> _Problem requirements_
Among the entries below, copy only the span from the line containing "Emit a Python" through the line containing "s.set_linewidth(0.8)". Do so exactly, and skip the pictures.

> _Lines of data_
· · ·

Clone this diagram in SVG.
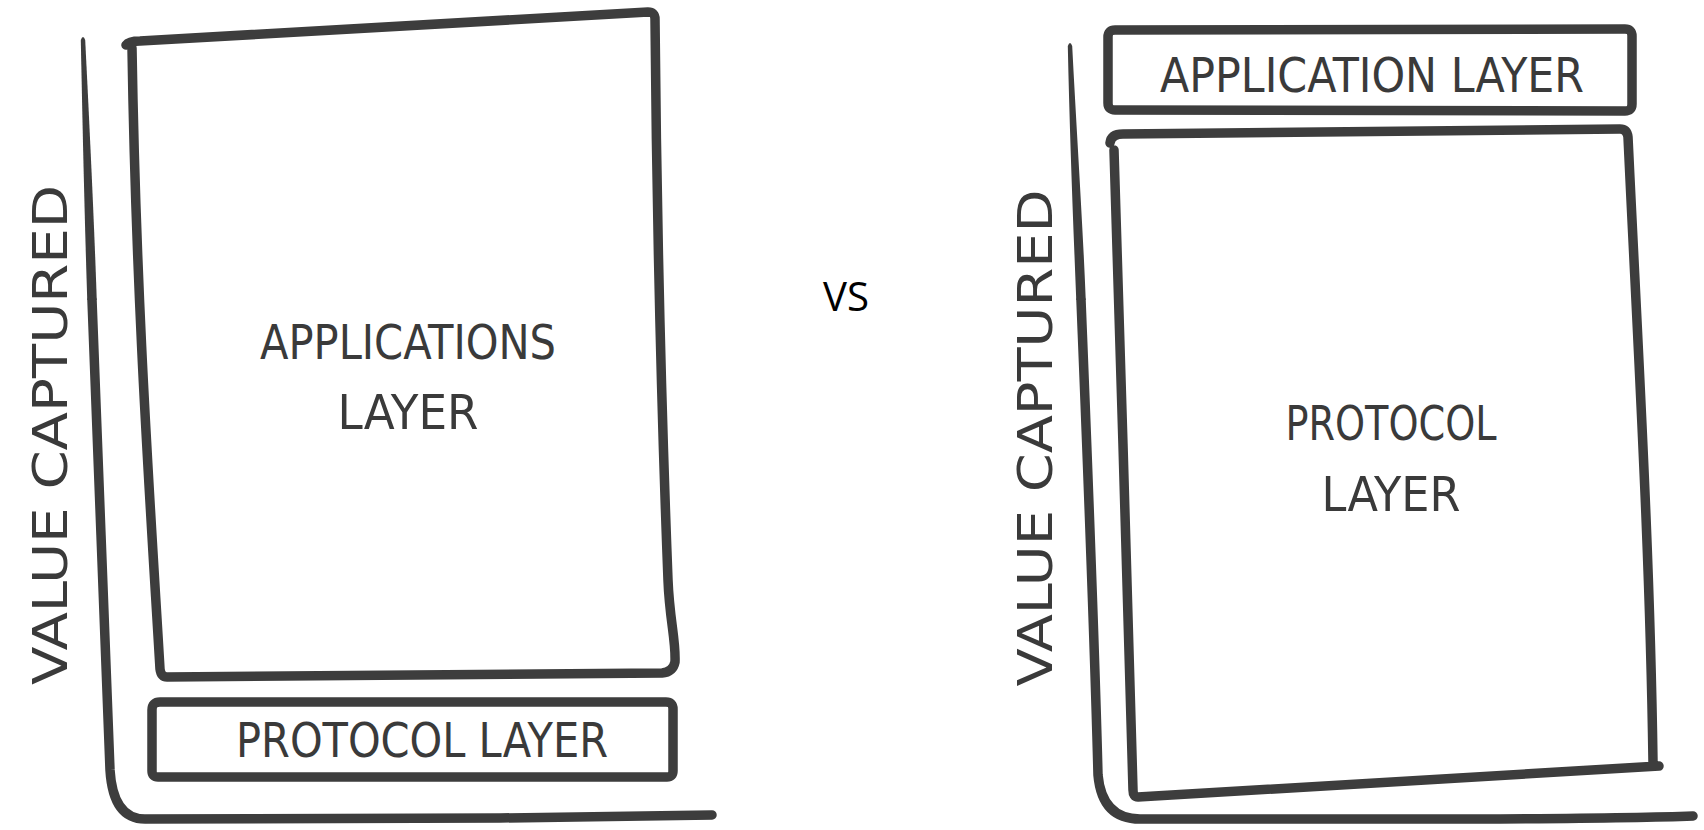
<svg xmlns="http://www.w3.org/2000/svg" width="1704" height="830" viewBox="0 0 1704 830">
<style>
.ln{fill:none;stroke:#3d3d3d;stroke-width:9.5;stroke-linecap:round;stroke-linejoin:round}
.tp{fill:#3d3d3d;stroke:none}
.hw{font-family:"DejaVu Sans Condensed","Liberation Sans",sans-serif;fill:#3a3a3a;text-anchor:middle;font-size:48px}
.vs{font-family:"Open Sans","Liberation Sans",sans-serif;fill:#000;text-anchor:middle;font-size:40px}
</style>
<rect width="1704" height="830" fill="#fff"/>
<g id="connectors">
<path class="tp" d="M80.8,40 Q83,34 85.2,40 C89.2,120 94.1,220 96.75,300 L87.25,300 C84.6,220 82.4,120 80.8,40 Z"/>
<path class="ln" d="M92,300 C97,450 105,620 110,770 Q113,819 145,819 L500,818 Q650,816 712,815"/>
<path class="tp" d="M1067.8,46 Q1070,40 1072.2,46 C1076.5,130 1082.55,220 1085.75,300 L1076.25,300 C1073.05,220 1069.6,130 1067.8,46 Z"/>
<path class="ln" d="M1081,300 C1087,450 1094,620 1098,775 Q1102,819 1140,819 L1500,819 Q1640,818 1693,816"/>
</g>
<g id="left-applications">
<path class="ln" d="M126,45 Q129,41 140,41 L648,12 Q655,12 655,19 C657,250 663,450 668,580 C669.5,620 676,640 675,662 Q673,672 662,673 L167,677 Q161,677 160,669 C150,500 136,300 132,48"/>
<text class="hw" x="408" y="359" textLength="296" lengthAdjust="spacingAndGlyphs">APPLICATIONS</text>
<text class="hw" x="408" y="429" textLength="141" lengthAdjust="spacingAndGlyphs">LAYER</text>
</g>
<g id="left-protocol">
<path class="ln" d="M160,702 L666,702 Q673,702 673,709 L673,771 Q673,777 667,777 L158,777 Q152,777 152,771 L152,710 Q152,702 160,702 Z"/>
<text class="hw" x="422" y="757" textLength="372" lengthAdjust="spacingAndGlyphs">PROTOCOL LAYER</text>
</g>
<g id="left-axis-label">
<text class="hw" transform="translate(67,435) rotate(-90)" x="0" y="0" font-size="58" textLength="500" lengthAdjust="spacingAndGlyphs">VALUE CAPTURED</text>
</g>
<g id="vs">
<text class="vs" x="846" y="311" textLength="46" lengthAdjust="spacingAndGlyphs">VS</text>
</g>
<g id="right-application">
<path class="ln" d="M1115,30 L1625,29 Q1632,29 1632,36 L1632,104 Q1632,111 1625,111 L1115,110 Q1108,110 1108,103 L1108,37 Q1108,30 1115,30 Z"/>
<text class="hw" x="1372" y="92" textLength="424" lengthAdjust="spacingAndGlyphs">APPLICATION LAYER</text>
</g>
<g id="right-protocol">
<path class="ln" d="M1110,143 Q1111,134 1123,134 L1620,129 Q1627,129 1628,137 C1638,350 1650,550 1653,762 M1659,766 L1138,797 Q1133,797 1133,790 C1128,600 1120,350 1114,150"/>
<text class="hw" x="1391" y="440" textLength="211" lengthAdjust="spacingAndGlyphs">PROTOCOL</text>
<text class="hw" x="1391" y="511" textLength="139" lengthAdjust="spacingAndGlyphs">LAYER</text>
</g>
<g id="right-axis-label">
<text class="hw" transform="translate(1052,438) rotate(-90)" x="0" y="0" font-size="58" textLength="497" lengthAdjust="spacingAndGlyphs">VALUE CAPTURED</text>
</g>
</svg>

· · ·

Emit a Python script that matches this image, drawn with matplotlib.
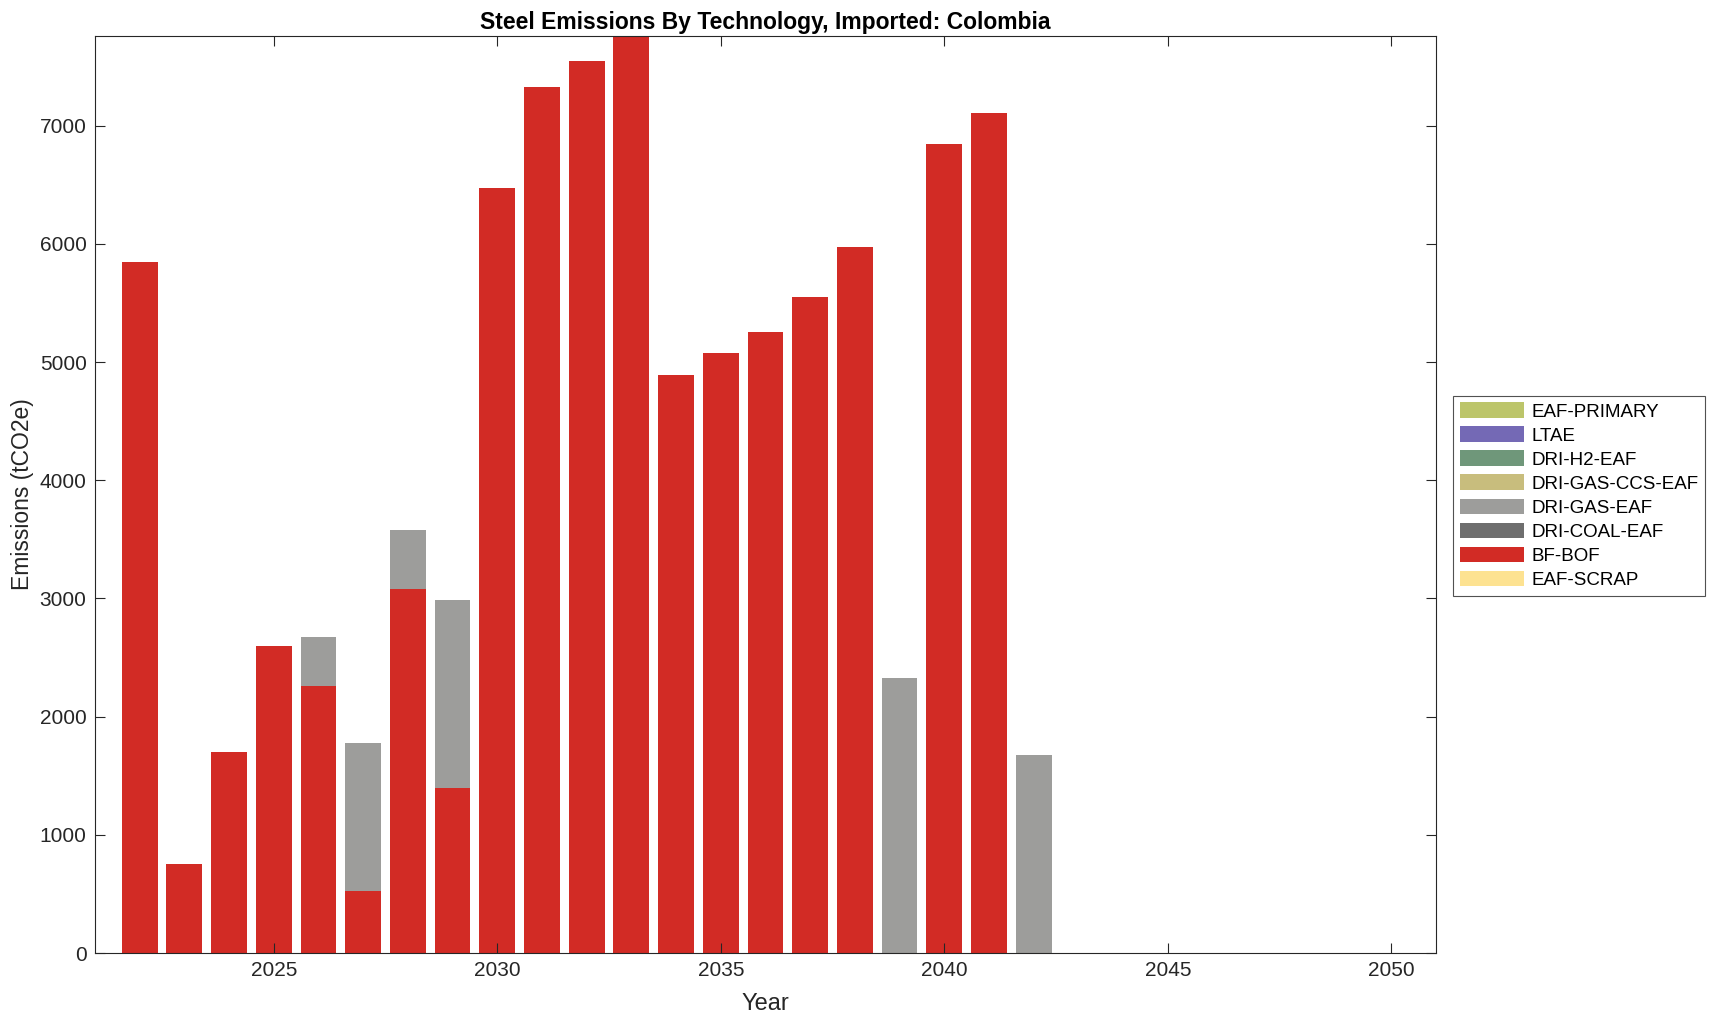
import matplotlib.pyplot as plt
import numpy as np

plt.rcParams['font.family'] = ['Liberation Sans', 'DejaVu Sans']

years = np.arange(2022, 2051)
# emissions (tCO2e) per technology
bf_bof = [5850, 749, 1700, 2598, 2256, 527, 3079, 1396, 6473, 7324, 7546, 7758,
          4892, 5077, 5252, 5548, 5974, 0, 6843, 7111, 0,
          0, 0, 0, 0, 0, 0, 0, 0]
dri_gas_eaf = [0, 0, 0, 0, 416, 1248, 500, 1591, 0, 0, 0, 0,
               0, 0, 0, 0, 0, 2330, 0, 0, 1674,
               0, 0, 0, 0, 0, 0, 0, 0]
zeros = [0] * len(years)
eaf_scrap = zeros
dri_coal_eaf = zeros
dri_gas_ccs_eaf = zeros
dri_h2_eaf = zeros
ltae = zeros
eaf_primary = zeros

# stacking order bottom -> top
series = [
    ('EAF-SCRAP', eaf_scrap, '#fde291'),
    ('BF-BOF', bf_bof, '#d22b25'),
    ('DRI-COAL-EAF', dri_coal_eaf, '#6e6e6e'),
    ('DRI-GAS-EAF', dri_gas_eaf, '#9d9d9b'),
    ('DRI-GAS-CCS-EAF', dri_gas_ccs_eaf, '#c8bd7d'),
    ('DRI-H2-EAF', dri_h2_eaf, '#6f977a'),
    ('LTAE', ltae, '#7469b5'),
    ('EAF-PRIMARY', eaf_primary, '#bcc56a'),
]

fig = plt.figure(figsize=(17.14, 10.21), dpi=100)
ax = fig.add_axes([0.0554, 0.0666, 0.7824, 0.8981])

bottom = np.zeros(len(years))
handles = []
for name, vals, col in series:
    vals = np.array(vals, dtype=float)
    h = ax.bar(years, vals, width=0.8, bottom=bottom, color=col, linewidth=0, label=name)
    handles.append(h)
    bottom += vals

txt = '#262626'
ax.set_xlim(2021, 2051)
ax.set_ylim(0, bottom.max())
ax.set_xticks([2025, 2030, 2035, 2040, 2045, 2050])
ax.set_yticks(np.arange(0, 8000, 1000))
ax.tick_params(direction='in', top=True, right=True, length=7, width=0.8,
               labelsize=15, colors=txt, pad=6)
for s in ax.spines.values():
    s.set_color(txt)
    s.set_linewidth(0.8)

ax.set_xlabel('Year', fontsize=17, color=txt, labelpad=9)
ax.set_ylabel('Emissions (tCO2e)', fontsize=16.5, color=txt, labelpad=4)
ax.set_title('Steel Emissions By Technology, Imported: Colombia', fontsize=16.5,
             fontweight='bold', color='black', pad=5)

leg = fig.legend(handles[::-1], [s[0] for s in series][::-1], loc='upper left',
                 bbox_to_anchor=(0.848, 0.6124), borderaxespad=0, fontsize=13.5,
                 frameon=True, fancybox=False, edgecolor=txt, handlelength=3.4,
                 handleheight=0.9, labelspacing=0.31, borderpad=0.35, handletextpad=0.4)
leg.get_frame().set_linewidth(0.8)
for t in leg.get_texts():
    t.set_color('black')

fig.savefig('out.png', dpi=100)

· · ·

> _Exercise response_
Emit a Python script that matches this image, drawn with matplotlib.
import matplotlib.pyplot as plt
import numpy as np

plt.rcParams['font.family'] = ['Liberation Sans', 'DejaVu Sans']

years = np.arange(2022, 2051)
# emissions (tCO2e) per technology
bf_bof = [5850, 749, 1700, 2598, 2256, 527, 3079, 1396, 6473, 7324, 7546, 7758,
          4892, 5077, 5252, 5548, 5974, 0, 6843, 7111, 0,
          0, 0, 0, 0, 0, 0, 0, 0]
dri_gas_eaf = [0, 0, 0, 0, 416, 1248, 500, 1591, 0, 0, 0, 0,
               0, 0, 0, 0, 0, 2330, 0, 0, 1674,
               0, 0, 0, 0, 0, 0, 0, 0]
zeros = [0] * len(years)
eaf_scrap = zeros
dri_coal_eaf = zeros
dri_gas_ccs_eaf = zeros
dri_h2_eaf = zeros
ltae = zeros
eaf_primary = zeros

# stacking order bottom -> top
series = [
    ('EAF-SCRAP', eaf_scrap, '#fde291'),
    ('BF-BOF', bf_bof, '#d22b25'),
    ('DRI-COAL-EAF', dri_coal_eaf, '#6e6e6e'),
    ('DRI-GAS-EAF', dri_gas_eaf, '#9d9d9b'),
    ('DRI-GAS-CCS-EAF', dri_gas_ccs_eaf, '#c8bd7d'),
    ('DRI-H2-EAF', dri_h2_eaf, '#6f977a'),
    ('LTAE', ltae, '#7469b5'),
    ('EAF-PRIMARY', eaf_primary, '#bcc56a'),
]

fig = plt.figure(figsize=(17.14, 10.21), dpi=100)
ax = fig.add_axes([0.0554, 0.0666, 0.7824, 0.8981])

bottom = np.zeros(len(years))
handles = []
for name, vals, col in series:
    vals = np.array(vals, dtype=float)
    h = ax.bar(years, vals, width=0.8, bottom=bottom, color=col, linewidth=0, label=name)
    handles.append(h)
    bottom += vals

txt = '#262626'
ax.set_xlim(2021, 2051)
ax.set_ylim(0, bottom.max())
ax.set_xticks([2025, 2030, 2035, 2040, 2045, 2050])
ax.set_yticks(np.arange(0, 8000, 1000))
ax.tick_params(direction='in', top=True, right=True, length=7, width=0.8,
               labelsize=15, colors=txt, pad=6)
for s in ax.spines.values():
    s.set_color(txt)
    s.set_linewidth(0.8)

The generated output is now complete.